JFETs have a zero dVgs point at a specific drain current which may be too high for reasonable operation leaving using matched pairs in either a differential or stacked configuration.

Odd terminology. Do you perhaps mean the point in the V_gs I_d characteristic curve that exhibits a (close to) zero temperature coefficient? If so, that tends to be at around 20% of I_DSS for most reasonable JFETs but some, with low V_gs(off), may push the zero tempco point closer to I_DSS, as the zero tempco point occurs around V_gs(off) + 0.63V. The latter is certainly true of the xSK170 family with a V_gs(off) in the range -0.2 to -2 volts.

Yes, that is what I meant.

The problem is that if the drain current is too high at the point where the Vgs temperature cofficient is zero, then it limits the allowable drain voltage due to excessive power dissipation.  One way around this is to use a cascode at the drain if that is acceptable.  More commonly though a second matched JFET is used like I described.

[rhb]

Perhaps obvious, but I thought I'd mention it.  A general matching process:

collect M measurement points  for all N devices

compute sum(k) | Pik - Pjk |  for i != j for the N**2-N combinations and the M measurements

sort on increasing sum, i and j and keep the first i in the list

This can be refined by including measurements at multiple temperatures,  measuring  noise figure and by restricting the measurements used for the sum to the desired operating conditions.  Collecting a full set of curves for each device will let you match or select the best device from inventory without remeasuring.

And yeah, I'm afraid I'm a bit NF obsessed as I missed out on getting some NOS very low noise figure JFETS  and many of the best are no longer made.

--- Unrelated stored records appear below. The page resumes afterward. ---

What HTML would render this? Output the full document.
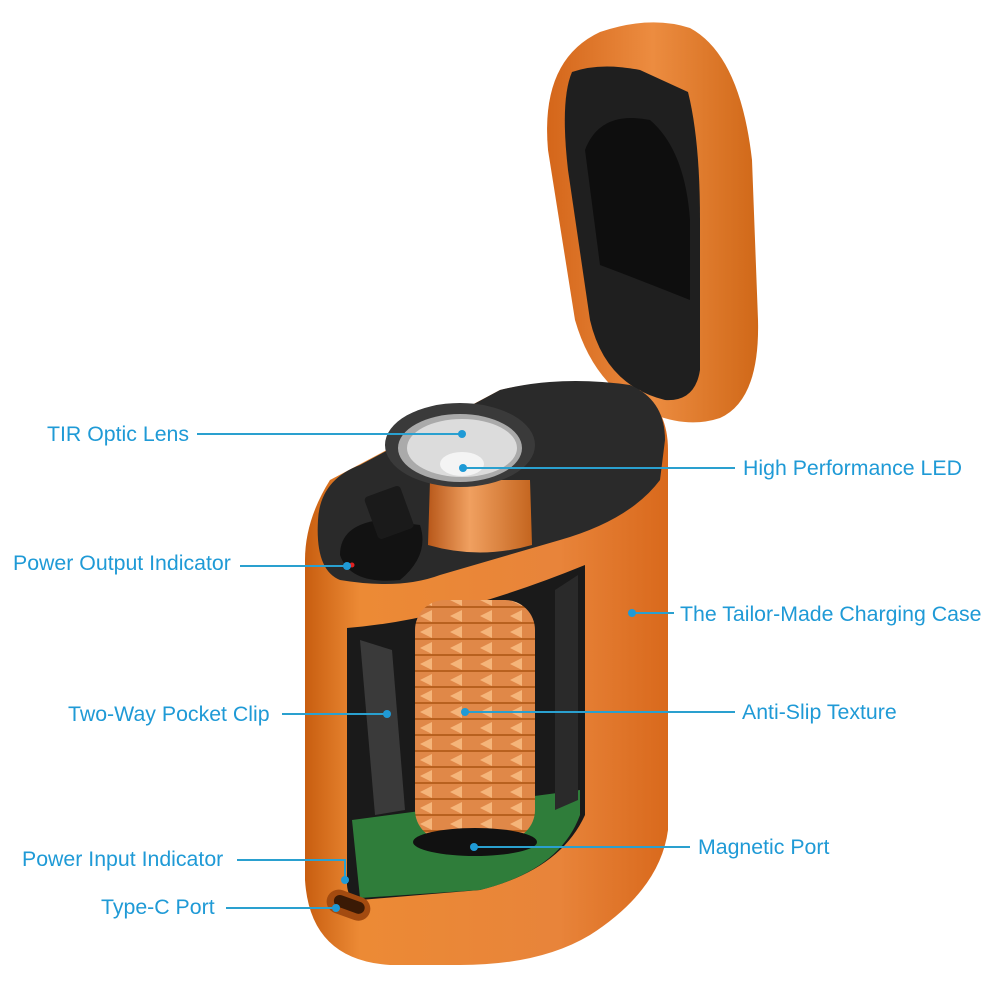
<!DOCTYPE html>
<html><head><meta charset="utf-8"><style>
html,body{margin:0;padding:0;background:#fff;width:1000px;height:1000px;overflow:hidden}
svg{display:block}
text{font-family:"Liberation Sans",sans-serif;font-size:21.3px;fill:#1f9ad6}
</style></head><body>
<svg width="1000" height="1000" viewBox="0 0 1000 1000">
<defs>
<linearGradient id="og" x1="0" x2="1" y1="0" y2="0">
<stop offset="0" stop-color="#c85e10"/><stop offset="0.15" stop-color="#ec8a35"/><stop offset="0.7" stop-color="#e8843a"/><stop offset="1" stop-color="#d9691c"/></linearGradient>
<linearGradient id="fl" x1="0" x2="1"><stop offset="0" stop-color="#b8581a"/><stop offset="0.4" stop-color="#f0a060"/><stop offset="1" stop-color="#c4651f"/></linearGradient>
<linearGradient id="lid" x1="0" x2="1"><stop offset="0" stop-color="#d4661a"/><stop offset="0.5" stop-color="#ec8c40"/><stop offset="1" stop-color="#d06818"/></linearGradient>
<pattern id="tex" width="30" height="16" patternUnits="userSpaceOnUse"><rect width="30" height="16" fill="#e08848"/><polygon points="0,8 12,2 12,14" fill="#f5b57a"/><line x1="0" y1="15" x2="30" y2="15" stroke="#b8611f" stroke-width="2"/></pattern>
</defs>
<!-- lid -->
<path d="M600 32 Q650 15 690 28 Q740 55 752 160 L758 320 Q760 400 720 418 Q690 428 655 415 Q595 390 575 320 L548 150 Q540 60 600 32Z" fill="url(#lid)"/>
<path d="M572 72 Q600 62 640 70 L688 92 Q700 140 700 220 L700 370 Q695 402 665 400 Q605 385 590 320 L568 170 Q560 100 572 72Z" fill="#1f1f1f"/>
<path d="M585 150 Q600 110 650 120 Q685 150 690 220 L690 300 Q640 280 600 265 Z" fill="#0e0e0e"/>
<!-- body -->
<path d="M305 560 Q305 520 330 480 L500 390 Q560 375 640 390 Q668 410 668 450 L668 830 Q660 890 590 935 Q540 965 460 965 L390 965 Q310 960 305 880Z" fill="url(#og)"/>
<!-- top dark surface -->
<path d="M318 520 Q320 480 360 465 L500 390 Q560 375 630 385 Q665 400 665 440 L660 480 Q630 520 560 540 L440 575 Q400 590 340 580 Q315 570 318 520Z" fill="#2a2a2a"/>
<path d="M340 555 Q340 525 380 520 L420 525 Q430 555 400 580 Q350 585 340 555Z" fill="#121212"/>
<rect x="370" y="490" width="38" height="45" rx="4" fill="#1a1a1a" transform="rotate(-20 389 512)"/>
<circle cx="352" cy="565" r="2.5" fill="#e02020"/>
<!-- window -->
<path d="M347 628 Q450 620 585 565 L585 815 Q560 870 480 890 L360 900 Q348 900 347 885Z" fill="#1a1a1a"/>
<path d="M352 820 L580 790 L580 815 Q560 870 480 890 L360 898 Z" fill="#2f7d3a"/>
<path d="M360 640 L392 650 L405 810 L375 815 Z" fill="#3a3a3a"/>
<path d="M555 590 L578 575 L578 800 L555 810Z" fill="#2a2a2a"/>
<!-- flashlight -->
<rect x="415" y="600" width="120" height="240" rx="30" fill="url(#tex)"/>
<ellipse cx="475" cy="842" rx="62" ry="14" fill="#111"/>
<path d="M430 480 L530 480 L532 545 Q480 560 428 545Z" fill="url(#fl)"/>
<ellipse cx="460" cy="445" rx="75" ry="42" fill="#3a3a3a"/>
<ellipse cx="460" cy="448" rx="62" ry="34" fill="#aaa"/>
<ellipse cx="462" cy="448" rx="55" ry="29" fill="#dcdcdc"/>
<ellipse cx="462" cy="464" rx="22" ry="12" fill="#f4f4f4"/>
<!-- type-c port -->
<rect x="326" y="893" width="45" height="24" rx="12" fill="#a34b10" transform="rotate(20 348 905)"/>
<rect x="333" y="898" width="32" height="12" rx="6" fill="#3a1a05" transform="rotate(20 348 905)"/>
<!-- leaders -->
<g stroke="#2aa0cf" stroke-width="2" fill="none">
<line x1="197" y1="434" x2="462" y2="434"/>
<line x1="463" y1="468" x2="735" y2="468"/>
<line x1="240" y1="566" x2="347" y2="566"/>
<line x1="632" y1="613" x2="674" y2="613"/>
<line x1="282" y1="714" x2="387" y2="714"/>
<line x1="465" y1="712" x2="735" y2="712"/>
<line x1="474" y1="847" x2="690" y2="847"/>
<polyline points="237,860 345,860 345,880"/>
<line x1="226" y1="908" x2="336" y2="908"/>
</g>
<g fill="#1f9ad6">
<circle cx="462" cy="434" r="4"/><circle cx="463" cy="468" r="4"/><circle cx="347" cy="566" r="4"/>
<circle cx="632" cy="613" r="4"/><circle cx="387" cy="714" r="4"/><circle cx="465" cy="712" r="4"/>
<circle cx="474" cy="847" r="4"/><circle cx="345" cy="880" r="4"/><circle cx="336" cy="908" r="4"/>
</g>
<text x="47" y="441">TIR Optic Lens</text>
<text x="743" y="475">High Performance LED</text>
<text x="13" y="570">Power Output Indicator</text>
<text x="680" y="621">The Tailor-Made Charging Case</text>
<text x="68" y="721">Two-Way Pocket Clip</text>
<text x="742" y="719">Anti-Slip Texture</text>
<text x="698" y="854">Magnetic Port</text>
<text x="22" y="866">Power Input Indicator</text>
<text x="101" y="914">Type-C Port</text>
</svg>
</body></html>
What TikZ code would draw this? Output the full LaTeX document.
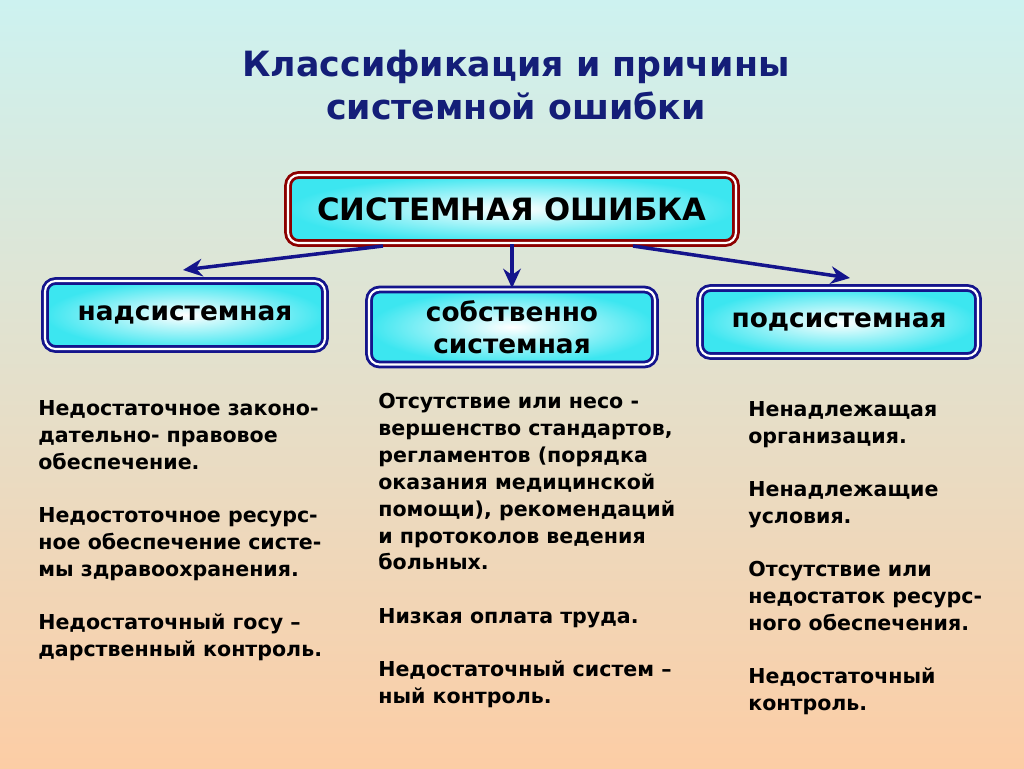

Edit:  Sorry about that.  I added the bounds N & M at the last minute.   It's just the calculation of the least summed absolute error followed by brute force selection of the optimal matches.  I was actually trying to work out the equations for heat transfer and temperature for TEC modules when this strayed into my head.  The TEC problem involves an exponential with a negative exponent, but I still haven't figure out how you get there from the information in the datasheet.  I think it's time to pull my Diff Eq book off the shelf and give myself a refresher.  I'd hoped that I would recognize the solution, but it's just been too long.

[Cerebus]

A general matching process:

collect M measurement points  for all N devices

compute sum(k) | Mik - Mjk |  for i != j for the N**2-N combinations and the M measurements

sort on increasing sum, i and j and keep the first i in the list

I have read that three times and I am still clueless as to what algorithm you are trying to describe. You define 'M' as the (scalar) number of measurement points and then start talking about either "M_ik -  M_jk" or "M[i,j] - M[j,k]". As K9 would say "Does not compute, Master!".